In 1900 the Lacey Act, which made it illegal to transport protected birds across state lines, was passed and signed into law.  The following year Florida passed the Model AOU (American Ornithologist Union) Law protecting non-game birds.  The AOU had wisely come to the conclusion that if they created template verbiage it had better chances of getting these laws passed. State legislation was necessary to set up categories of protected non-game birds for the Lacey Act to function as envisioned.  A larger problem for Chapman’s vision loomed; Pelican Island had not been surveyed by the U.S. General Land Office (GLO).  William Dutcher, then Chairman of the AOU, had a survey commissioned. With the survey about to be filed, it came to light that homesteader’s applications had to be given preference when GLO land was sold.

By 1903, Roosevelt was an old-hand at American politics.

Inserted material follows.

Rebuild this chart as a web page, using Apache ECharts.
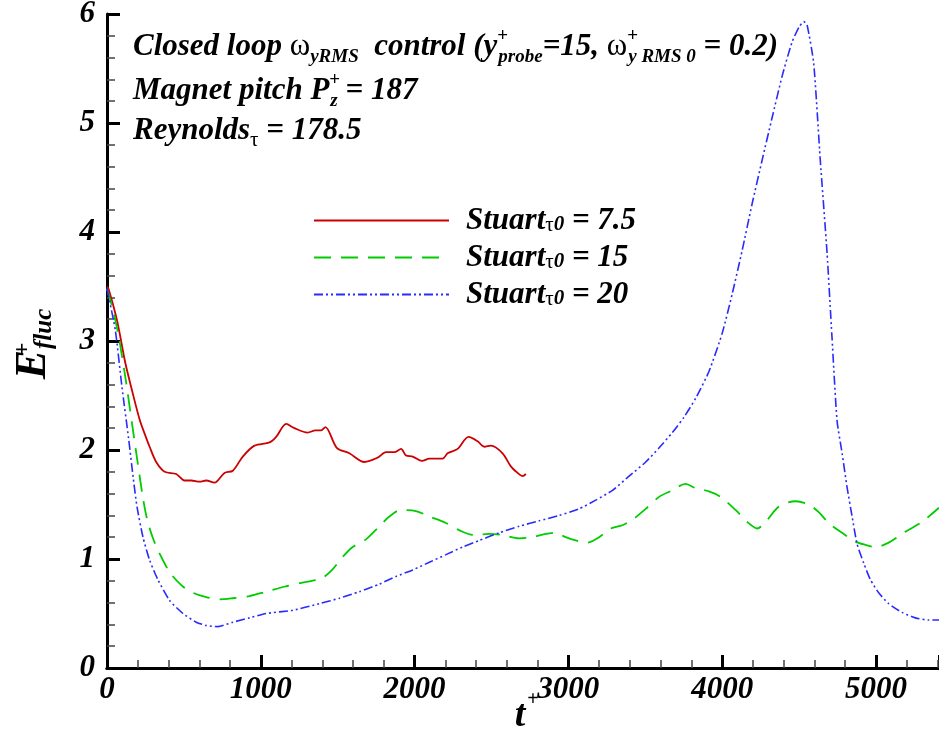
<!DOCTYPE html>
<html lang="en">
<head>
    <meta charset="UTF-8">
    <title>E+ fluc vs t+</title>
    <script src="https://cdn.jsdelivr.net/npm/echarts@6/dist/echarts.min.js"></script>
    <style>
        html, body { margin: 0; padding: 0; background: #fff; }
    </style>
</head>
<body>
<div id="main" style="width: 939px; height: 733px;"></div>
<script>
    // t+ , E+fluc
    var stuart75 = [[0, 3.50], [10, 3.48], [65, 3.19], [119, 2.80], [162, 2.55], [212, 2.28], [250, 2.13], [277, 2.03],
        [320, 1.89], [375, 1.80], [450, 1.78], [504, 1.72], [548, 1.72], [602, 1.71], [645, 1.72], [699, 1.70],
        [764, 1.79], [818, 1.81], [883, 1.94], [959, 2.04], [1057, 2.07], [1100, 2.12], [1165, 2.24], [1219, 2.20],
        [1305, 2.16], [1355, 2.18], [1392, 2.18], [1420, 2.21], [1494, 2.02], [1576, 1.97], [1674, 1.89], [1760, 1.93],
        [1814, 1.98], [1868, 1.98], [1912, 2.01], [1944, 1.95], [1988, 1.94], [2048, 1.90], [2096, 1.92], [2182, 1.92],
        [2215, 1.97], [2280, 2.01], [2351, 2.12], [2410, 2.08], [2453, 2.03], [2496, 2.04], [2572, 1.97], [2626, 1.85],
        [2670, 1.79], [2702, 1.76], [2724, 1.78]];

    var stuart15 = [[0, 3.48], [40, 3.28], [76, 3.04], [119, 2.67], [163, 2.24], [200, 1.88], [235, 1.55], [260, 1.37],
        [299, 1.19], [342, 1.05], [407, 0.88], [483, 0.76], [559, 0.69], [645, 0.65], [732, 0.63], [818, 0.64],
        [927, 0.66], [1035, 0.70], [1165, 0.75], [1295, 0.79], [1392, 0.82], [1457, 0.89], [1533, 1.02], [1598, 1.11],
        [1684, 1.18], [1771, 1.30], [1836, 1.39], [1912, 1.45], [2009, 1.44], [2096, 1.39], [2204, 1.33], [2312, 1.25],
        [2388, 1.22], [2485, 1.23], [2572, 1.22], [2680, 1.19], [2767, 1.20], [2854, 1.23], [2918, 1.24], [2983, 1.20],
        [3048, 1.17], [3124, 1.15], [3200, 1.20], [3276, 1.28], [3351, 1.31], [3416, 1.36], [3503, 1.46], [3590, 1.57],
        [3676, 1.63], [3762, 1.69], [3827, 1.65], [3914, 1.62], [3990, 1.57], [4087, 1.45], [4163, 1.34], [4228, 1.28],
        [4282, 1.34], [4368, 1.48], [4477, 1.53], [4563, 1.50], [4628, 1.43], [4693, 1.33], [4780, 1.24], [4866, 1.16],
        [4931, 1.13], [4996, 1.11], [5083, 1.15], [5191, 1.25], [5299, 1.34], [5410, 1.47]];

    var stuart20 = [[0, 3.48], [54, 3.10], [97, 2.58], [141, 2.10], [170, 1.75], [195, 1.48], [234, 1.20], [277, 0.99],
        [331, 0.81], [407, 0.62], [494, 0.50], [580, 0.42], [645, 0.39], [721, 0.38], [818, 0.42], [927, 0.46],
        [1035, 0.50], [1208, 0.53], [1381, 0.59], [1511, 0.64], [1641, 0.70], [1771, 0.77], [1879, 0.84], [1988, 0.90],
        [2096, 0.97], [2204, 1.04], [2312, 1.11], [2420, 1.17], [2550, 1.24], [2680, 1.30], [2810, 1.35], [2940, 1.40],
        [3070, 1.46], [3178, 1.54], [3287, 1.63], [3395, 1.76], [3503, 1.89], [3590, 2.02], [3676, 2.16], [3751, 2.30],
        [3830, 2.48], [3914, 2.72], [4000, 3.07], [4065, 3.43], [4130, 3.83], [4195, 4.26], [4260, 4.66], [4325, 5.05],
        [4390, 5.43], [4454, 5.74], [4500, 5.88], [4530, 5.93], [4552, 5.90], [4595, 5.55], [4638, 4.66], [4682, 3.81],
        [4714, 3.04], [4747, 2.27], [4780, 1.97], [4812, 1.66], [4845, 1.39], [4877, 1.14], [4921, 0.96], [4964, 0.81],
        [5018, 0.69], [5083, 0.59], [5169, 0.51], [5256, 0.46], [5343, 0.44], [5410, 0.44]];

    var seriesNames = ['7.5', '15', '20'];
    var seriesColors = ['#cc0000', '#00cc00', '#2a2aff'];

    var annotationLines = [
        '{b|Closed loop }{w|ω}{s|yRMS}{b|  control (y}{p|+}{s|probe}{b|=15, }{w|ω}{p|+}{s|y RMS 0}{b| = 0.2)}',
        '{b|Magnet pitch P}{p|+}{s|z}{b| = 187}',
        '{b|Reynolds}{t|τ}{b| = 178.5}'
    ];

    var FONT = 'Liberation Serif';

    var richText = {
        b: {fontFamily: FONT, fontWeight: 'bold', fontStyle: 'italic', fontSize: 31, lineHeight: 40, verticalAlign: 'middle', color: '#000'},
        w: {fontFamily: FONT, fontSize: 31, lineHeight: 40, verticalAlign: 'middle', color: '#000'},
        s: {fontFamily: FONT, fontWeight: 'bold', fontStyle: 'italic', fontSize: 19, lineHeight: 14, verticalAlign: 'bottom', color: '#000'},
        t: {fontFamily: FONT, fontSize: 21, lineHeight: 14, verticalAlign: 'bottom', color: '#000'},
        p: {fontFamily: FONT, fontWeight: 'bold', fontSize: 19, lineHeight: 16, verticalAlign: 'top', width: 1, color: '#000'}
    };

    var legendRich = {
        st: {fontFamily: FONT, fontWeight: 'bold', fontStyle: 'italic', fontSize: 31, lineHeight: 30, verticalAlign: 'middle', padding: [0, 0, 0, 12], color: '#000'},
        b: {fontFamily: FONT, fontWeight: 'bold', fontStyle: 'italic', fontSize: 31, lineHeight: 30, verticalAlign: 'middle', color: '#000'},
        t: {fontFamily: FONT, fontSize: 21, lineHeight: 12, verticalAlign: 'bottom', color: '#000'},
        z: {fontFamily: FONT, fontWeight: 'bold', fontStyle: 'italic', fontSize: 21, lineHeight: 12, verticalAlign: 'bottom', color: '#000'}
    };

    var tickFont = {fontFamily: FONT, fontWeight: 'bold', fontStyle: 'italic', fontSize: 31, color: '#000'};

    var myChart = echarts.init(document.getElementById('main'));

    var option = {
        backgroundColor: '#fff',
        animation: false,
        grid: {left: 107, right: 0, top: 14, bottom: 65, containLabel: false, outerBoundsMode: 'none'},
        legend: {
            orient: 'vertical',
            left: 308,
            top: 200,
            itemWidth: 135,
            itemHeight: 20,
            itemGap: 6,
            data: seriesNames,
            itemStyle: {opacity: 0},
            formatter: function (name) {
                return '{st|Stuart}{t|τ}{z|0}{b| = ' + name + '}';
            },
            textStyle: {rich: legendRich}
        },
        xAxis: [{
            type: 'value',
            min: 0,
            max: 5410,
            interval: 1000,
            axisLine: {onZero: false, lineStyle: {color: '#000', width: 3}},
            axisTick: {inside: true, length: 13, lineStyle: {color: '#000', width: 3}},
            minorTick: {show: true, splitNumber: 5, length: 8, lineStyle: {color: '#444', width: 1.5}},
            axisLabel: Object.assign({
                margin: 6,
                showMaxLabel: false,
                formatter: function (v) { return String(v); }
            }, tickFont),
            splitLine: {show: false}
        }, {
            type: 'value',
            position: 'top',
            min: 0,
            max: 5410,
            axisLine: {show: true, lineStyle: {color: '#000', width: 3}},
            axisTick: {show: false},
            axisLabel: {show: false},
            splitLine: {show: false}
        }],
        yAxis: {
            type: 'value',
            min: 0,
            max: 6,
            interval: 1,
            axisLine: {show: true, onZero: false, lineStyle: {color: '#000', width: 3}},
            axisTick: {show: true, inside: true, length: 13, lineStyle: {color: '#000', width: 3}},
            minorTick: {show: true, splitNumber: 5, length: 8, lineStyle: {color: '#444', width: 1.5}},
            axisLabel: Object.assign({margin: 12}, tickFont),
            splitLine: {show: false}
        },
        graphic: [
            {type: 'text', left: 133, top: 27, style: {text: annotationLines[0], rich: richText}},
            {type: 'text', left: 133, top: 71, style: {text: annotationLines[1], rich: richText}},
            {type: 'text', left: 133, top: 115, style: {text: annotationLines[2], rich: richText}},
            {
                type: 'text', x: 34, y: 344, rotation: Math.PI / 2,
                style: {
                    text: '{e|E}{p|+}{f|fluc}', align: 'center', verticalAlign: 'middle',
                    rich: {
                        e: {fontFamily: FONT, fontWeight: 'bold', fontStyle: 'italic', fontSize: 44, lineHeight: 46, verticalAlign: 'middle', color: '#000'},
                        p: {fontFamily: FONT, fontWeight: 'bold', fontSize: 24, lineHeight: 18, verticalAlign: 'top', width: 1, color: '#000'},
                        f: {fontFamily: FONT, fontWeight: 'bold', fontStyle: 'italic', fontSize: 25, lineHeight: 16, verticalAlign: 'bottom', color: '#000'}
                    }
                }
            },
            {
                type: 'text', x: 520, y: 716,
                style: {
                    text: 't', align: 'center', verticalAlign: 'middle',
                    fontFamily: FONT, fontWeight: 'bold', fontStyle: 'italic', fontSize: 38, fill: '#000'
                }
            },
            {
                type: 'text', x: 533, y: 700,
                style: {
                    text: '+', align: 'center', verticalAlign: 'middle',
                    fontFamily: FONT, fontWeight: 'bold', fontSize: 20, fill: '#000'
                }
            }
        ],
        series: [{
            name: seriesNames[0],
            type: 'line',
            data: stuart75,
            smooth: 0.3,
            showSymbol: false,
            symbol: 'none',
            color: seriesColors[0],
            lineStyle: {color: seriesColors[0], width: 1.8, type: 'solid'}
        }, {
            name: seriesNames[1],
            type: 'line',
            data: stuart15,
            smooth: 0.3,
            showSymbol: false,
            symbol: 'none',
            color: seriesColors[1],
            lineStyle: {color: seriesColors[1], width: 1.8, type: [17, 10]}
        }, {
            name: seriesNames[2],
            type: 'line',
            data: stuart20,
            smooth: 0.2,
            showSymbol: false,
            symbol: 'none',
            color: seriesColors[2],
            lineStyle: {color: seriesColors[2], width: 1.6, type: [9, 3, 2, 3, 2, 3]}
        }]
    };

    myChart.setOption(option);
</script>
</body>
</html>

Though he came to the presidency by the assassination of William McKinley, he had previously been the U.S. Civil Service Commissioner, a member of the Board of Police of Commissioners of New York, and Governor of New York.  He understood how the structure of government functioned.  In March 1903, a meeting of minds took place at the White House – Roosevelt, Frank Chapman, and William Dutcher.  As Douglas Brinkley wrote of the meeting in Wilderness Warrior, “after listening attentively to their description of Pelican Island’s quandary, and sickened by the update on the plumers’ slaughter for millinery ornaments, Roosevelt asked, ‘Is there any law that will prevent me from declaring Pelican Island a Federal Bird Reservation?’  The answer was a decided no; the island, after all was federal property.  ‘Very well then,’ Roosevelt said with marvelous quickness, ‘I So Declare It.’

 

Defenders of short-sighted men who in their greed and selfishness will, if permitted, rob our country of half its charm by their reckless extermination of all useful and beautiful wild things sometimes seek to champion them by saying that “the game belongs to the people.”  So it does; and not merely the people now alive, but to the unborn.  The “greatest good for the greatest number” applies to the number within the womb of time, compared to which those now alive form but an insignificant fraction.  Our duty to the whole, including unborn generations, bids us to restrain an unprincipled present-day minority from wasting the heritage of these unborn generations.  The movement for the conservation of wild life and the larger movement the conservation of all our natural resources are essentially democratic in spirit, purpose, and method.

Theodore Roosevelt, A Book-Lover’s Holidays in the Open  (1916)   

 

During the remainder of his presidency, Roosevelt set aside over 234 million acres of the United States and U.S. held territories as national parks, national forests, and wildlife refuges. The tide had turned in the Feather Wars.  Not only in terms of national wildlife refuges, but in the sheer magnitude of protected habitat to support avian life. Additional legislation was combined with such social activism as the women’s suffragists’ movement, taking their lead from Queen Victoria in Great Britain who had made a pubic proclamation denouncing ornamental feather use.  But it was Theodore Roosevelt’s executive declarations that protected wildlife habitats, such national treasures as the Grand Canyon, and Florida’s shore birds.